Daughter, that’s a complicated question. We don’t do executive orders, we do orders in council. We make key decisions through cabinet via departmental proposals. We do ministerial mandate letters. And let’s not forget that Canada does have laws and policies and expectations on workplace inclusion. Just this month, laws changed to be even more stringent against discrimination and harassment in the workplace. And let’s celebrate that the COVID-19 vaccines are prioritizing First Nations on reserve first because the evidence on risk demands it.
I could have given her these answers, but my daughter was not asking about the legalities. She was asking why so little has changed in Canada on racism against Indigenous peoples, why our leaders are quiet on systemic racism, and why her mother has to continue to do this work?
I didn’t have a good response.
Canada has taken many steps to reduce racism in the workplace because the workplace is within the reach of the law— except so is the RCMP with all sorts of documented racism issues and nothing has been done there.
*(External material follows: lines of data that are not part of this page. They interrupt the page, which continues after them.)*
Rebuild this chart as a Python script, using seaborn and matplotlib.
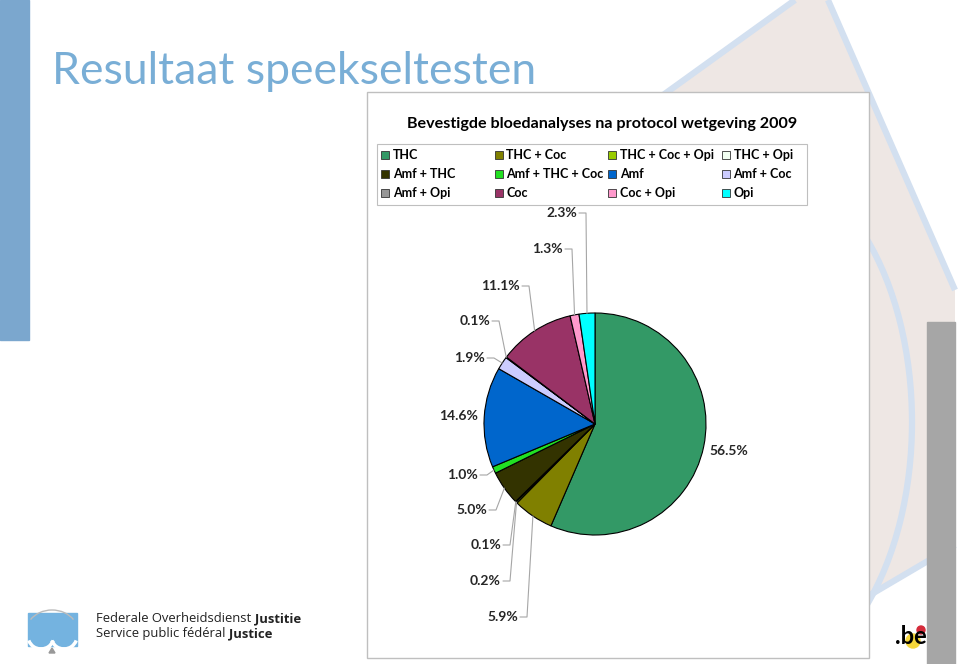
import matplotlib
matplotlib.use("Agg")
import matplotlib.pyplot as plt
import matplotlib.patches as mpatches
import numpy as np
import seaborn as sns

# data
categories = ["THC", "THC + Coc", "THC + Coc + Opi", "THC + Opi",
              "Amf + THC", "Amf + THC + Coc", "Amf", "Amf + Coc",
              "Amf + Opi", "Coc", "Coc + Opi", "Opi"]
shares = [56.5, 5.9, 0.2, 0.1, 5.0, 1.0, 14.6, 1.9, 0.1, 11.1, 1.3, 2.3]
colors = ["#339966", "#808000", "#99CC00", "#F2FFF2", "#333300", "#22E022",
          "#0066CC", "#CCCCFF", "#969696", "#993366", "#FF99CC", "#00FFFF"]

# label anchor (pixel) for each slice label: right edge for the left-hand ones
label_pos = [(709, 451), (518, 617), (501, 581), (501, 545), (487, 510),
             (478, 475), (478, 416), (485, 358), (490, 321), (520, 286),
             (563, 249), (577, 213)]
no_leader = {0, 6}

sns.set_style("white")
plt.rcParams["font.family"] = ["Lato", "DejaVu Sans"]

W, H = 960, 664
fig = plt.figure(figsize=(W / 100, H / 100), dpi=100)

# background layer in pixel coordinates
bg = fig.add_axes([0, 0, 1, 1], zorder=0)
bg.set_xlim(0, W)
bg.set_ylim(H, 0)
bg.axis("off")

blue_line = "#D3E0F0"
bg.add_patch(mpatches.Polygon([(795, 0), (828, 0), (955, 290), (955, 545),
                               (870, 595), (559, 170)],
                              closed=True, facecolor="#EEE7E4", edgecolor="none",
                              zorder=1))
bg.plot([795, 559], [0, 170], color=blue_line, lw=4.5, solid_capstyle="butt", zorder=2)
bg.plot([828, 955], [0, 290], color=blue_line, lw=4.5, solid_capstyle="butt", zorder=2)
bg.plot([955, 870], [545, 595], color=blue_line, lw=4.5, solid_capstyle="butt", zorder=2)
bg.add_patch(mpatches.Arc((760, 422), 304, 514, theta1=-60, theta2=60,
                          color=blue_line, lw=4.5, zorder=2))
bg.add_patch(mpatches.Rectangle((0, 0), 29, 340, color="#7BA7CE", zorder=3))
bg.add_patch(mpatches.Rectangle((927, 322), 28, 342, color="#A6A6A6", zorder=3))

bg.text(52, 72, "Resultaat speekseltesten", fontsize=32, color="#79AED6",
        va="center", ha="left", zorder=3)

# chart area
bg.add_patch(mpatches.Rectangle((367, 92), 502, 566, facecolor="white",
                                edgecolor="#BFBFBF", lw=1, zorder=4))
bg.text(602, 124, "Bevestigde bloedanalyses na protocol wetgeving 2009",
        fontsize=11.6, fontweight="bold", ha="center", va="center",
        color="black", zorder=5)

# legend box and entries
bg.add_patch(mpatches.Rectangle((377, 144), 430, 61, facecolor="white",
                                edgecolor="#BFBFBF", lw=0.8, zorder=5))
for i, (name, col) in enumerate(zip(categories, colors)):
    r, c = divmod(i, 4)
    x = 381 + 113.5 * c
    y = 155 + 19 * r
    bg.add_patch(mpatches.Rectangle((x, y - 4), 8, 8, facecolor=col,
                                    edgecolor="#333333", lw=0.6, zorder=6))
    bg.text(x + 12, y, name, fontsize=9, fontweight="bold", va="center",
            ha="left", color="black", zorder=6)

# footer logos
bg.add_patch(mpatches.Rectangle((28, 613), 49, 33, color="#74B3E0", zorder=3))
bg.add_patch(mpatches.Arc((41, 636), 26, 26, theta1=20, theta2=160, color="white",
                          lw=2.5, zorder=4))
bg.add_patch(mpatches.Arc((64, 636), 26, 26, theta1=20, theta2=160, color="white",
                          lw=2.5, zorder=4))
bg.add_patch(mpatches.Arc((52, 632), 52, 44, theta1=-150, theta2=-30,
                          color="#BBBBBB", lw=1, zorder=4))
bg.add_patch(mpatches.Polygon([(49, 653), (55, 653), (52, 648)], color="#999999",
                              zorder=4))

renderer = fig.canvas.get_renderer()
for yy, reg, bold in [(619, "Federale Overheidsdienst ", "Justitie"),
                      (634, "Service public fédéral ", "Justice")]:
    t = bg.text(96, yy, reg, fontsize=9.4, family=["Open Sans", "DejaVu Sans"],
                va="center", ha="left", color="#222222", zorder=4)
    ext = t.get_window_extent(renderer=renderer)
    bg.text(96 + ext.width, yy, bold, fontsize=9.4, fontweight="bold",
            family=["Open Sans", "DejaVu Sans"], va="center", ha="left",
            color="#222222", zorder=4)

bg.add_patch(mpatches.Circle((913, 641), 7, color="#F5D63A", zorder=4))
bg.add_patch(mpatches.Circle((921, 630), 4, color="#D52B3A", zorder=4))
bg.text(911, 637, ".be", fontsize=17, fontweight="bold", ha="center",
        va="center", color="black", zorder=5)

# pie
cx, cy, rad = 595, 424, 111
ax = fig.add_axes([(cx - rad) / W, (H - cy - rad) / H, 2 * rad / W, 2 * rad / H],
                  zorder=2)
wedges, _ = ax.pie(shares, colors=colors, startangle=90, counterclock=False,
                   wedgeprops=dict(edgecolor="black", linewidth=0.8))
ax.set_xlim(-1, 1)
ax.set_ylim(-1, 1)
ax.set_aspect("equal")

# labels and leader lines on top
fg = fig.add_axes([0, 0, 1, 1], zorder=3)
fg.set_xlim(0, W)
fg.set_ylim(H, 0)
fg.axis("off")
fg.patch.set_alpha(0)

for i, (w, val) in enumerate(zip(wedges, shares)):
    lx, ly = label_pos[i]
    txt = f"{val:.1f}%"
    if i == 0:
        fg.text(lx, ly, txt, fontsize=10, fontweight="bold", ha="left", va="center")
        continue
    fg.text(lx, ly, txt, fontsize=10, fontweight="bold", ha="right", va="center")
    if i in no_leader:
        continue
    mid = np.deg2rad((w.theta1 + w.theta2) / 2)
    dx, dy = ax.transData.transform((np.cos(mid), np.sin(mid)))
    px, py = dx, H - dy
    fg.plot([lx + 2, lx + 9, px], [ly, ly, py], color="#A6A6A6", lw=0.8)

fig.savefig("out.png", dpi=100)
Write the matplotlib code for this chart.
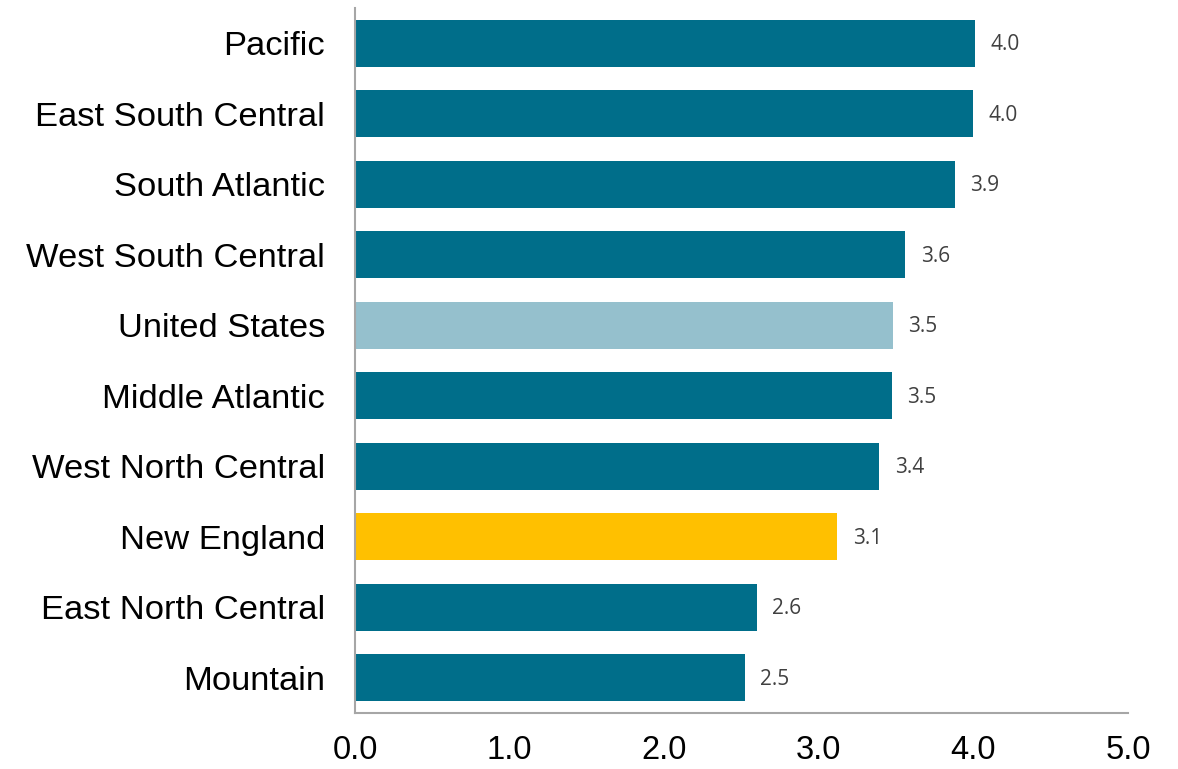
import matplotlib
matplotlib.use("Agg")
import matplotlib.pyplot as plt

regions = ["Pacific", "East South Central", "South Atlantic", "West South Central",
           "United States", "Middle Atlantic", "West North Central", "New England",
           "East North Central", "Mountain"]
values = [4.01, 4.00, 3.88, 3.56, 3.48, 3.47, 3.39, 3.12, 2.60, 2.52]
xticks = [0.0, 1.0, 2.0, 3.0, 4.0, 5.0]

teal = "#006E8A"
highlight = {"United States": "#95C0CD", "New England": "#FFC000"}
colors = [highlight.get(r, teal) for r in regions]

fig = plt.figure(figsize=(11.78, 7.69), dpi=100)
ax = fig.add_axes([0.3014, 0.0728, 0.6562, 0.9168])

ypos = list(range(len(regions)))
ax.barh(ypos, values, height=0.67, color=colors)

for y, v in zip(ypos, values):
    ax.text(v + 0.1, y + 0.02, f"{v:.1f}", va="center", ha="left",
            fontsize=15, color="#404040", family=["Open Sans", "DejaVu Sans"])

ax.set_xlim(0, 5)
ax.set_ylim(len(regions) - 0.5, -0.5)
ax.set_yticks(ypos)
ax.set_yticklabels(regions, fontsize=24.8, family=["Liberation Sans", "DejaVu Sans"])
ax.set_xticks(xticks)
ax.set_xticklabels([f"{t:.1f}" for t in xticks], fontsize=23.5,
                   family=["Liberation Sans Narrow", "Liberation Sans", "DejaVu Sans"])
ax.tick_params(axis="y", length=0, pad=21.5)
ax.tick_params(axis="x", length=0, pad=16)

for side in ["top", "right"]:
    ax.spines[side].set_visible(False)
for side in ["left", "bottom"]:
    ax.spines[side].set_color("#A6A6A6")
    ax.spines[side].set_linewidth(1.5)

fig.savefig("out.png", dpi=100)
We have laws against racism—except Indigenous peoples still die in hospitals due to racism without much consequence for health leaders and systems. Deputy ministers and assistant deputy ministers hold up their copies of the TRC Calls to Action— and then spend millions fighting against releasing the hordes of documents on the horrible abuse at the infamous St. Anne’s residential school to hide the truth. Canada vaunts its human rights voice on the world stage—but never called out the demagogue Donald Trump who put kids in cages for political gain. This federal government talks about reconciliation— but has no plan after five years. This Liberal Party vaunted its commitment to Indigenous peoples, but in one of the whitest cabinets recently, there is only one Indigenous cabinet minister.
I came up with a response for my daughter and I don’t like the response. The answer is the prime minister and most premiers will not take political risk to protect those who need it most. Some leaders don’t believe it’s really a problem, some don’t see it as an urgent enough issue, and some benefit from donors who don’t want the issue resolved.
Against all wisdom, there’s talk of a federal election in the air. So, if political parties really mean it when they say they care about reconciliation and racial safety for all Canadians, they would put at least 30 per cent BIPOC candidates on tickets, put real money in platforms for Indigenous economic inclusion, enforce consequences for racism in health, and finally, publicly call out leaders who refuse to fight against systemic racism against Indigenous Canadians.
But don’t hold your breath for that.
CEOs and board members of non-profits, health, municipal governments and private sectors, here’s your chance. Read the New Federal Workplace Harassment and Violence Prevention Regulations again which came into effect this month, and choose to implement it for racism too. Not surprisingly the federal government did not list racism in this revision as strongly as sexual harassment, but that doesn’t mean that you shouldn’t. Do better than the feds. This is what reconciliation looks like in your organization—implementing stringent anti-racism procedures and policies. Consider this your executive order, your legacy.